Il nuovo statuto – segretario non necessariamente candidato premier e alleanze anziché vocazione maggioritaria – discosta il Pd dall’ispirazione delle origini del 2007?
La vocazione maggioritaria sta nella natura del Pd. È la capacità di essere “parte” ma di pensare il “tutto”. È l’ispirazione democratica e nazionale che mai dobbiamo abbandonare. Scindere, tuttavia, la meccanica identificazione tra il segretario del partito e il candidato premier, nella situazione di oggi, non è chiudersi in se stessi, o ridurre le nostre ambizioni; piuttosto è aprirsi con più credibilità ad un campo più largo di alleanze politiche, sociali e civiche.

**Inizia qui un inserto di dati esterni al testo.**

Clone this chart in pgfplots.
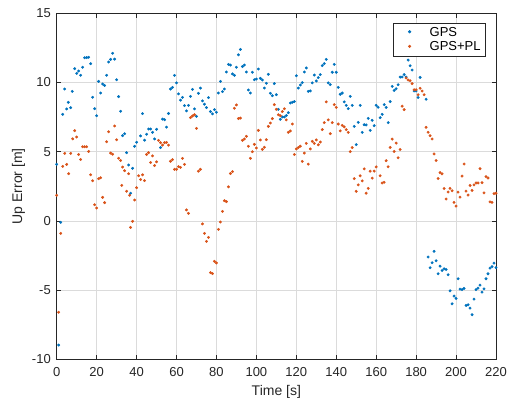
\documentclass[border=0pt]{standalone}
\usepackage{pgfplots}
\pgfplotsset{compat=1.18}
\usepackage{fontspec}
\setmainfont{Liberation Sans}
\definecolor{gpsblue}{rgb}{0,0.447,0.741}
\definecolor{plorange}{rgb}{0.85,0.325,0.098}
\definecolor{axgray}{rgb}{0.15,0.15,0.15}

\begin{document}
\begin{tikzpicture}
\begin{axis}[
  at={(0,0)}, anchor=south west,
  scale only axis,
  width=439.3pt, height=346pt,
  xmin=0, xmax=220, ymin=-10, ymax=15,
  xtick={0,20,...,220},
  ytick={-10,-5,0,5,10,15},
  yticklabels={-10,-5,0,5,10,15},
  tick align=inside,
  major tick length=4.5pt,
  axis line style={axgray, line width=0.7pt},
  every tick/.style={axgray, line width=0.7pt},
  grid=major,
  major grid style={line width=0.5pt, color=black!14},
  font=\fontsize{13pt}{15pt}\selectfont,
  tick label style={axgray},
  /pgf/number format/assume math mode=true,
  xticklabel style={yshift=-5pt},
  yticklabel style={xshift=-2.4pt},
  xlabel={Time [s]},
  ylabel={Up Error [m]},
  x label style={at={(axis description cs:0.5,0)}, anchor=center, yshift=-33pt, font=\fontsize{14pt}{16pt}\selectfont, axgray},
  y label style={at={(axis description cs:-0.087,0.5)}, anchor=center, font=\fontsize{14pt}{16pt}\selectfont, axgray},
  legend style={at={(axis description cs:0.977,0.972)}, anchor=north east,
    draw=axgray, line width=0.6pt, fill=white, inner xsep=5pt, inner ysep=4pt,
    row sep=4pt, font=\fontsize{13pt}{15pt}\selectfont,
    nodes={inner sep=0pt, anchor=base west, text=black}},
  legend cell align=left,
  legend image code/.code={\path[draw=none, fill=none] (0pt,-1.5pt) rectangle (31pt,7.5pt);
    \draw[#1] plot coordinates {(11pt,4.6pt)};},
]
\addplot[only marks, mark=*, mark size=1.25pt, color=gpsblue] table {
x y
0 4.09
1 -8.97
2 -0.1
3 7.70
4 9.53
5 8.09
5.8 8.57
7 8.18
7.8 9.36
9 11.0
10 10.66
11 10.83
12 10.52
13 11.10
14 11.79
15 11.80
16 11.82
17 11.36
18 8.93
19 8.11
20 7.60
21 10.08
22 9.24
23 9.89
24 9.79
25 10.52
26 11.48
27 11.67
28 12.11
29 11.69
30 10.20
31 8.98
32 7.92
33 6.16
34 6.30
35 4.93
36 4.04
37 2.0
38 3.80
39 5.39
40 5.68
42 6.14
43 7.75
44 5.83
45 6.26
46 6.64
47 6.64
48 6.40
49 5.92
50 6.62
52 5.30
53 7.36
54 7.31
55 6.78
56 7.76
57 9.53
58 9.65
59 10.52
60 9.97
61 9.18
62 8.72
63 8.93
64 8.33
65 7.95
66 8.35
67 9.0
68 9.5
69 8.09
70 7.56
71 9.22
72 9.6
73 8.67
74 8.43
75 8.19
76 8.91
77 7.9
78 7.73
79 8.04
80 7.85
81 9.24
82 10.08
83 9.34
84 9.53
85 10.76
86 11.31
87 11.26
88 10.62
89 10.52
90 11.1
91 12.0
92 12.39
93 11.15
94 11.26
95 10.76
96 9.46
97 9.24
98 10.74
99 10.2
100 10.25
101 10.97
102 10.3
103 10.18
104 9.6
105 9.94
106 10.59
107 9.22
108 9.05
109 9.92
110 9.12
111 8.06
112 7.34
113 7.51
114 7.51
115 7.61
116 7.82
117 8.52
118 8.57
119 8.62
120 10.49
121 9.6
122 9.82
123 9.99
124 10.76
125 11.05
126 9.36
127 9.39
128 9.97
129 10.54
130 10.11
131 10.35
132 10.57
133 11.22
134 11.36
135 11.67
136 9.97
137 9.85
138 10.74
139 11.31
140 10.74
141 9.65
142 9.15
143 9.24
144 8.6
145 8.35
146 8.11
147 9.0
148 8.35
149 6.83
150 5.51
151 7.12
152 8.35
153 6.40
154 6.95
155 6.93
156 7.41
157 6.54
158 7.27
159 6.88
160 8.35
161 8.21
162 7.46
163 7.7
164 8.4
165 8.2
166 7.1
167 8.62
168 9.72
169 9.43
170 9.55
171 9.84
172 10.39
173 10.4
174 10.57
175 10.39
176 11.62
177 11.21
178 10.9
179 9.39
180 9.39
181 8.91
182 10.37
185 8.79
186 -2.61
187 -3.38
188 -3.02
189 -2.2
190 -2.88
191 -3.82
192 -3.27
193 -3.58
194 -3.46
195 -3.51
196 -3.89
197 -5.05
198 -5.99
199 -5.43
200 -5.6
201 -4.18
202 -4.93
203 -4.96
204 -4.88
205 -6.11
206 -6.06
207 -6.3
208 -6.78
209 -5.65
210 -4.96
211 -4.86
212 -4.64
213 -5.15
214 -4.91
215 -4.18
216 -3.82
217 -3.41
218 -3.31
219 -3.05
220 -3.38
};
\addlegendentry{GPS}
\addplot[only marks, mark=*, mark size=1.25pt, color=plorange] table {
x y
0 1.85
1 -6.6
2 -0.9
3 3.94
4 4.88
5 4.08
6 3.41
7 4.88
8 5.93
9 6.52
10 6.06
11 4.80
12 4.44
13 5.36
14 5.36
15 5.36
16 5.02
17 3.33
18 2.90
19 1.17
20 0.93
21 3.05
22 3.12
23 1.70
24 1.32
25 5.72
26 6.44
27 4.9
28 4.82
29 6.86
30 5.86
31 4.53
32 4.36
32.6 2.57
33 3.89
34 3.63
35 2.14
36 3.41
36.5 1.85
37 -0.47
38 -0.03
39 1.51
40 2.40
41 3.26
42 2.99
43 3.33
44 2.91
45 4.80
46 4.93
47 4.22
48 4.70
49 4.0
50 4.27
51 5.82
52 5.65
53 5.48
54 5.65
55 5.67
56 5.48
57 4.31
58 4.43
59 3.73
60 3.73
61 3.92
62 3.87
63 4.52
64 4.09
65 0.79
66 0.55
67 7.46
68 7.58
69 7.67
70 6.69
71 3.59
72 3.73
73 -0.22
74 -0.90
75 -1.48
76 -1.19
77 -3.74
78 -3.81
79 -2.92
80 -3.04
81 -0.61
82 -0.08
83 0.69
84 1.46
85 1.39
86 2.46
87 3.42
88 3.56
89 8.14
90 8.38
91 7.39
92 7.43
93 5.82
94 5.92
95 6.11
96 5.39
97 4.52
98 5.0
99 5.53
100 5.27
101 6.54
102 5.85
103 5.17
104 5.32
105 5.87
106 6.83
107 7.07
108 7.39
109 8.4
110 8.06
111 7.67
112 7.6
113 7.9
114 8.1
115 7.3
116 6.4
117 6.5
118 7.0
119 4.8
120 5.2
121 5.3
122 5.4
123 4.3
124 4.9
125 5.6
126 4.1
127 5.2
128 5.75
129 5.6
130 5.85
131 5.5
132 5.7
133 6.6
134 7.1
135 8.6
136 7.3
137 6.3
138 7.1
139 8.4
140 8.2
141 7.0
142 6.5
143 6.9
144 6.8
145 6.6
146 6.4
147 5.0
148 5.3
149 3.05
150 2.14
151 2.6
152 3.26
153 2.89
154 3.76
155 2.0
156 2.35
157 3.59
158 3.09
159 3.6
160 3.9
162 3.26
163 2.74
164 2.79
165 4.35
166 3.91
167 5.31
168 5.91
169 5.02
170 5.62
171 4.56
172 5.16
173 8.29
174 8.04
175 10.33
176 10.18
177 10.13
178 9.92
179 9.48
180 9.48
181 9.12
182 9.58
183 9.38
184 9.12
185 6.76
186 6.40
187 6.16
188 5.92
189 4.84
190 4.36
191 3.06
192 3.49
193 3.40
194 2.34
195 1.58
196 2.09
197 2.35
198 2.18
199 1.34
200 1.07
201 2.08
202 1.72
203 3.24
204 4.11
205 2.15
206 1.87
207 2.56
208 2.2
209 2.6
210 2.74
211 2.74
212 3.77
213 2.76
214 2.03
215 3.2
216 3.1
217 1.37
218 1.34
219 1.97
220 2.0
};
\addlegendentry{GPS+PL}
\end{axis}
\pgfresetboundingbox
\useasboundingbox (-56.7pt,-47.7pt) rectangle (455.3pt,359.3pt);
\end{tikzpicture}
\end{document}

Il premier Conte chiede una mano alle forze di maggioranza, che su molti dossier mettono in scena conflitti forti, anche pericolosi per la stabilità del governo. Anche il premier deve fare uno sforzo maggiore di direzione dell’azione di governo?
Ho consigliato a Conte di riunire all’inizio del prossimo anno tutti i parlamentari di maggioranza. Non in una chiacchierata, ma in una iniziativa politica per presentare un suo indirizzo e una sua agenda, che tengano conto anche delle novità delle ultime settimane. Si discuta, si decida insieme e poi si operi con la disciplina necessaria per far vivere un qualsiasi organismo collettivo.
Salvini si è trasferito in Emilia. Sembra invece che Bonaccini chieda allo stato maggiore della maggioranza di non sovrapporsi alla campagna per le regionali. Un governo che rischia di essere una zavorra per i candidati alle amministrative del centrosinistra è un governo che non riesce a ritrovare una connessione – sentimentale, di popolo – con il paese?
Salvini si è trasferito in Emilia perché non ha un candidato credibile e, dunque, vuole politicizzare, mettendo in secondo piano l’Emilia-Romagna. Anche perché ha ben poco da dire in proposito. Bonaccini non ha bisogno della grancassa nazionale. Porta risultati eccellenti circa la crescita, la qualità della vita, la stabilità della sua giunta. Ha governato benissimo. Nella battaglia deve stare in prima fila. I leader nazionali devono accompagnare ed essere di supporto; soprattutto, ora che governiamo l’Italia, realizzando nei due mesi futuri, decisioni positive che aiutino un miglioramento delle condizioni di quella straordinaria regione.